Error handling distinguishes between network failures (DNSDumpsterRequestError) and parsing failures (DNSDumpsterParseError). This separation is crucial because it tells you whether DNSDumpster is down or whether their HTML structure changed and broke your scraper. The addition of type hints in recent versions makes the API contract explicit—you know exactly what dictionary structure to expect from search().
What makes this implementation educational is how it balances pragmatism with maintainability. Yes, it’s scraping HTML which is inherently brittle. But by isolating parsing logic into separate methods, using well-defined error types, and maintaining comprehensive tests, the code becomes as robust as a web scraper can be.
Gotcha
The elephant in the room: this is an unofficial scraper that depends entirely on DNSDumpster’s HTML structure remaining stable. When (not if) DNSDumpster redesigns their interface, updates their CSS classes, or restructures their tables, this library breaks. There’s no SLA, no deprecation warnings, and no guarantee of compatibility. You’re essentially reverse-engineering someone else’s private implementation details.
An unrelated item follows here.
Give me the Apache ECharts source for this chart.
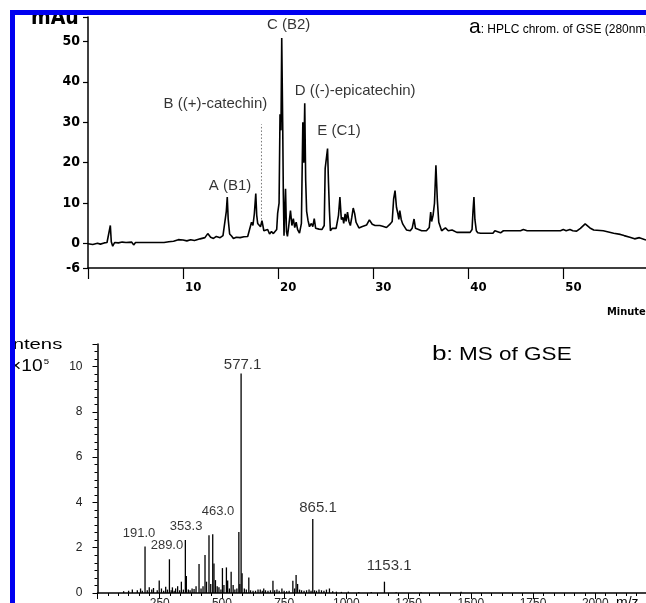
<!DOCTYPE html>
<html><head><meta charset="utf-8">
<script src="https://cdn.jsdelivr.net/npm/echarts@6/dist/echarts.min.js"></script>
<style>html,body{margin:0;padding:0;background:#fff}#c{width:646px;height:603px}</style>
</head><body><div id="c"></div>
<script>
// ---------- HPLC chromatogram (a) ----------
const hplcTime = [0,0.5,1.0,1.3,1.7,2.0,2.2,2.35,2.45,2.6,2.8,3.2,3.6,4.0,4.6,4.8,5.0,6.0,7.0,8.0,8.5,9.0,9.5,9.7,10.0,10.4,10.8,11.2,11.8,12.3,12.6,12.9,13.2,13.5,13.9,14.2,14.4,14.55,14.65,14.75,14.9,15.1,15.3,15.6,16.0,16.4,16.8,17.0,17.2,17.35,17.5,17.65,17.75,17.85,18.0,18.15,18.3,18.5,18.7,18.9,19.1,19.3,19.5,19.7,19.85,19.95,20.1,20.2,20.3,20.38,20.48,20.55,20.62,20.78,20.88,20.98,21.1,21.3,21.45,21.6,21.75,21.9,22.05,22.25,22.45,22.6,22.7,22.8,22.9,23.0,23.15,23.3,23.5,23.65,23.8,23.95,24.1,24.3,24.6,24.85,24.95,25.05,25.2,25.3,25.4,25.5,25.7,25.9,26.1,26.35,26.5,26.65,26.8,26.9,27.05,27.15,27.3,27.45,27.6,27.75,27.9,28.05,28.2,28.5,28.8,29.0,29.3,29.6,29.9,30.2,30.7,31.0,31.4,31.8,32.0,32.15,32.3,32.45,32.6,32.7,32.8,32.95,33.1,33.5,33.9,34.1,34.3,34.45,34.6,35.1,35.6,35.9,36.05,36.15,36.3,36.45,36.6,36.75,36.9,37.2,37.4,37.6,37.9,38.3,38.8,39.5,40.2,40.4,40.5,40.6,40.7,40.85,41.0,41.3,42.6,42.8,43.0,43.4,43.7,44.5,45.5,45.8,46.2,47.0,48.0,49.7,50.0,50.3,50.7,51.0,51.4,51.8,52.3,52.8,53.2,54.2,55.3,56.0,56.4,57.0,57.5,58.0,58.2,58.7];
const hplcAbs = [0,-0.2,0.1,-0.1,0.2,0.3,0.1,4.5,0.5,-0.6,0.3,0.2,0.4,0.3,0.4,-0.3,0.3,0.3,0.3,0.3,0.5,0.6,1.0,1.4,0.9,0.7,1.0,0.8,1.2,1.5,2.5,1.6,1.3,1.8,1.5,2.0,2.3,8.0,11.5,6.0,2.4,1.9,1.3,1.6,1.5,1.7,1.8,2.2,5.3,4.5,7.4,12.4,7.0,5.0,5.2,4.2,5.7,3.2,2.8,3.5,2.4,3.0,2.5,2.2,3.5,7.5,10.0,32.0,28.0,50.8,30.0,12.0,2.0,13.6,3.0,1.8,4.0,8.2,4.5,6.2,4.0,5.3,3.5,2.6,5.0,30.0,20.0,34.7,15.6,8.0,5.7,4.2,5.0,4.2,6.2,3.8,4.2,3.6,3.5,4.5,18.6,19.0,23.5,15.0,8.0,3.2,3.8,4.2,3.8,7.0,11.5,6.0,6.5,5.0,7.4,5.5,7.8,5.5,4.5,6.5,8.8,7.5,5.3,3.9,4.2,4.0,4.6,5.9,4.8,4.5,4.5,4.3,4.0,4.9,5.5,11.0,13.1,9.0,7.4,6.0,8.2,6.0,4.9,3.4,3.2,3.8,6.1,3.8,3.4,3.2,3.2,4.0,7.8,5.5,7.0,10.0,19.4,10.7,5.3,3.2,3.6,3.9,3.2,3.4,2.8,2.8,2.8,3.5,8.0,11.5,6.0,3.2,2.7,2.6,2.6,3.2,2.8,2.7,3.2,3.2,3.2,3.5,3.2,3.2,3.2,3.2,3.5,3.2,3.5,3.2,3.1,3.8,4.9,3.9,3.4,3.2,2.6,2.3,2.0,1.6,1.2,1.5,1.4,0.9];
// dotted (+)-catechin peak marker
const catechinTime = [18.25, 18.25];
const catechinAbs = [6, 29.5];
// peak labels (label centre in data units)
const hplcPeakNames = ['A (B1)', 'B ((+)-catechin)', 'C (B2)', 'D ((-)-epicatechin)', 'E (C1)'];
const hplcLabelTime = [14.95, 13.4, 21.1, 28.1, 26.4];
const hplcLabelAbs = [14.4, 34.5, 54.1, 37.7, 27.8];
const hplcYTicks = [-6, 0, 10, 20, 30, 40, 50];
const hplcXTicks = [10, 20, 30, 40, 50];

// ---------- MS spectrum (b) ----------
const msMz = [105,125,140,160,173,180,191,200,208,218,225,240,248,257,266,274,281,289,296,301,308,314,322,330,337,345,353,357,365,372,380,388,396,408,416,424,432,438,448,455,463,468,474,481,488,496,502,508,518,523,530,537,545,552,560,568,572,577,581,590,598,608,615,625,635,645,654,662,668,675,685,695,705,712,721,730,741,750,760,770,785,792,798,804,812,820,830,840,850,858,865,872,880,890,900,910,920,932,945,960,980,1008,1050,1100,1153,1200,1300,1461];
const msInt = [0.08,0.1,0.15,0.12,0.2,0.1,2.05,0.12,0.25,0.15,0.22,0.12,0.55,0.2,0.1,0.28,0.15,1.49,0.12,0.25,0.1,0.2,0.3,0.12,0.5,0.15,2.34,0.75,0.15,0.12,0.2,0.18,0.3,1.28,0.2,0.3,1.68,0.5,2.55,0.4,2.6,1.3,0.57,0.3,0.25,0.15,1.1,0.35,1.13,0.55,0.2,0.94,0.35,0.15,0.2,2.7,0.4,9.7,0.87,0.2,0.15,0.69,0.12,0.1,0.1,0.15,0.15,0.1,0.2,0.12,0.1,0.12,0.54,0.12,0.15,0.1,0.2,0.1,0.08,0.1,0.54,0.2,0.8,0.4,0.15,0.12,0.1,0.12,0.15,0.1,3.27,0.12,0.1,0.15,0.12,0.1,0.15,0.2,0.08,0.06,0.05,0.06,0.04,0.04,0.5,0.03,0.03,0.05];
const msLabelText = ['577.1', '865.1', '1153.1', '191.0', '289.0', '353.3', '463.0'];
const msLabelMz = [583, 886, 1172, 167, 279, 356, 484];
const msLabelInt = [10.07, 3.76, 1.19, 2.61, 2.12, 2.92, 3.62];
const msLabelBig = [true, true, true, false, false, false, false];
const msYTicks = [0, 2, 4, 6, 8, 10];

const chart = echarts.init(document.getElementById('c'), null, {renderer: 'canvas'});
const narrow = "'Liberation Sans Narrow','DejaVu Sans Condensed',sans-serif";
const sans = "'Liberation Sans',Arial,sans-serif";

const hplcLine = hplcTime.map((t, i) => [t, hplcAbs[i]]);
const catLine = catechinTime.map((t, i) => [t, catechinAbs[i]]);
const hplcLbl = hplcPeakNames.map((n, i) => ({value: [hplcLabelTime[i], hplcLabelAbs[i]], name: n}));
const msBars = msMz.map((m, i) => [m, msInt[i]]);
const msLbl = msLabelText.map((n, i) => ({
  value: [msLabelMz[i], msLabelInt[i]], name: n,
  label: {fontSize: msLabelBig[i] ? 15 : 13}
}));

chart.setOption({
  animation: false,
  backgroundColor: '#fff',
  grid: [
    {left: 88, right: 0, top: 17, height: 251, outerBoundsMode: 'none', containLabel: false},
    {left: 97.5, right: 0, top: 344, bottom: 10, outerBoundsMode: 'none', containLabel: false}
  ],
  xAxis: [
    {
      type: 'value', gridIndex: 0, min: 0, max: 58.7,
      axisLine: {onZero: false, lineStyle: {color: '#000', width: 1.5}},
      axisTick: {customValues: [0, 10, 20, 30, 40, 50], length: 11, lineStyle: {color: '#000', width: 1.2}},
      axisLabel: {customValues: hplcXTicks, align: 'left', margin: 13, padding: [0, 0, 0, 2],
        color: '#000', fontFamily: narrow, fontWeight: 'bold', fontSize: 13},
      splitLine: {show: false}
    },
    {
      type: 'value', gridIndex: 1, min: 0, max: 2204, interval: 250,
      axisLine: {onZero: false, lineStyle: {color: '#000', width: 1.5}},
      axisTick: {length: 6, lineStyle: {color: '#000'}},
      minorTick: {show: true, splitNumber: 6, length: 3, lineStyle: {color: '#000'}},
      axisLabel: {margin: 5, color: '#222', fontFamily: sans, fontSize: 12, showMaxLabel: false,
        formatter: v => (v === 0 || v % 250 !== 0 ? '' : String(v))},
      splitLine: {show: false}
    }
  ],
  yAxis: [
    {
      type: 'value', gridIndex: 0, min: -6, max: 56,
      axisLine: {show: true, onZero: false, lineStyle: {color: '#000', width: 1.5}},
      axisTick: {show: true, customValues: [-6, 0, 10, 20, 30, 40, 50, 56], length: 5, lineStyle: {color: '#000', width: 1.2}},
      axisLabel: {customValues: hplcYTicks, margin: 8, color: '#000', fontFamily: narrow, fontWeight: 'bold', fontSize: 14},
      splitLine: {show: false}
    },
    {
      type: 'value', gridIndex: 1, min: 0, max: 11, interval: 2,
      axisLine: {show: true, onZero: false, lineStyle: {color: '#000', width: 1.5}},
      axisTick: {show: true, length: 5, lineStyle: {color: '#000'}},
      minorTick: {show: true, splitNumber: 6, length: 3, lineStyle: {color: '#000'}},
      axisLabel: {customValues: msYTicks, margin: 15, color: '#222', fontFamily: sans, fontSize: 12},
      splitLine: {show: false}
    }
  ],
  series: [
    {type: 'line', xAxisIndex: 0, yAxisIndex: 0, data: hplcLine, symbol: 'none',
      lineStyle: {color: '#000', width: 1.6}, z: 3},
    {type: 'line', xAxisIndex: 0, yAxisIndex: 0, data: catLine, symbol: 'none',
      lineStyle: {color: '#777', width: 1, type: [1.5, 2]}, z: 2},
    {type: 'scatter', xAxisIndex: 0, yAxisIndex: 0, data: hplcLbl, symbolSize: 0,
      label: {show: true, position: 'inside', formatter: p => p.name, color: '#000', fontFamily: sans, fontSize: 15}},
    {type: 'bar', xAxisIndex: 1, yAxisIndex: 1, data: msBars, barWidth: 1.3,
      itemStyle: {color: '#000'}},
    {type: 'scatter', xAxisIndex: 1, yAxisIndex: 1, data: msLbl, symbolSize: 0,
      label: {show: true, position: 'inside', formatter: p => p.name, color: '#000', fontFamily: sans}}
  ],
  graphic: [
    {type: 'text', left: 31, top: 8, z: 50, style: {text: 'mAu', font: "bold 21px " + narrow, fill: '#000'}},
    {type: 'text', left: 607, top: 307, z: 50, style: {text: 'Minute', font: "bold 11px " + narrow, fill: '#000'}},
    {type: 'text', left: 469, top: 17, z: 50, style: {
      text: '{a|a}{t|: HPLC chrom. of GSE (280nm)}',
      rich: {a: {fontSize: 21, fontFamily: sans, fill: '#000'}, t: {fontSize: 12, fontFamily: sans, fill: '#000', padding: [4, 0, 0, 0]}}
    }},
    {type: 'text', left: 432, top: 344, z: 50, scaleX: 1.25, style: {
      text: '{a|b}{t|: MS of GSE}',
      rich: {a: {fontSize: 21, fontFamily: sans, fill: '#000'}, t: {fontSize: 18, fontFamily: sans, fill: '#000', padding: [2, 0, 0, 0]}}
    }},
    {type: 'text', left: 7, top: 338, z: 50, scaleX: 1.45, style: {text: 'Intens', font: "14px " + sans, fill: '#000'}},
    {type: 'text', left: 10, top: 358, z: 50, scaleX: 1.2, style: {
      text: '{a|×10}{s|5}',
      rich: {a: {fontSize: 16, fontFamily: sans, fill: '#000'}, s: {fontSize: 8, fontFamily: sans, fill: '#000', verticalAlign: 'top', padding: [0, 0, 9, 1]}}
    }},
    {type: 'text', left: 616, top: 596, z: 50, style: {text: 'm/z', font: "14px " + sans, fill: '#000'}},
    {type: 'rect', z: 100, shape: {x: 0, y: 0, width: 646, height: 10}, style: {fill: '#fff'}},
    {type: 'rect', z: 100, shape: {x: 0, y: 0, width: 10, height: 603}, style: {fill: '#fff'}},
    {type: 'rect', z: 101, shape: {x: 10, y: 10, width: 636, height: 5}, style: {fill: '#0000f0'}},
    {type: 'rect', z: 101, shape: {x: 10, y: 10, width: 5, height: 593}, style: {fill: '#0000f0'}}
  ]
});
</script></body></html>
There are also legal and ethical considerations. While DNSDumpster doesn’t explicitly prohibit automated access in their robots.txt, aggressive scraping could violate their terms of service or be considered abusive behavior. The library includes no rate limiting, exponential backoff, or request throttling. If you loop this over hundreds of domains, you risk getting your IP blocked or causing performance issues for a free service that benefits the security community. For production use cases requiring reliability and compliance, DNSDumpster now offers an official paid API that should be used instead. This wrapper is best suited for occasional, manual reconnaissance tasks where you’re willing to accept the fragility in exchange for not managing API credentials.
Verdict
Use if: You’re conducting ad-hoc penetration testing or security research, need quick subdomain enumeration without account signup friction, and can tolerate occasional breakage when DNSDumpster updates their site. It’s perfect for one-off scripts, educational projects learning web scraping techniques, or situations where you’re already handling errors gracefully and can fall back to manual checks. Skip if: You need production-grade reliability, are building commercial tooling, require high-volume automated scanning, or need to maintain compliance with service terms. In those scenarios, invest in DNSDumpster’s official API or use active enumeration tools like subfinder and amass that don’t depend on scraping third-party websites. This is a hobbyist’s reconnaissance utility, not enterprise infrastructure.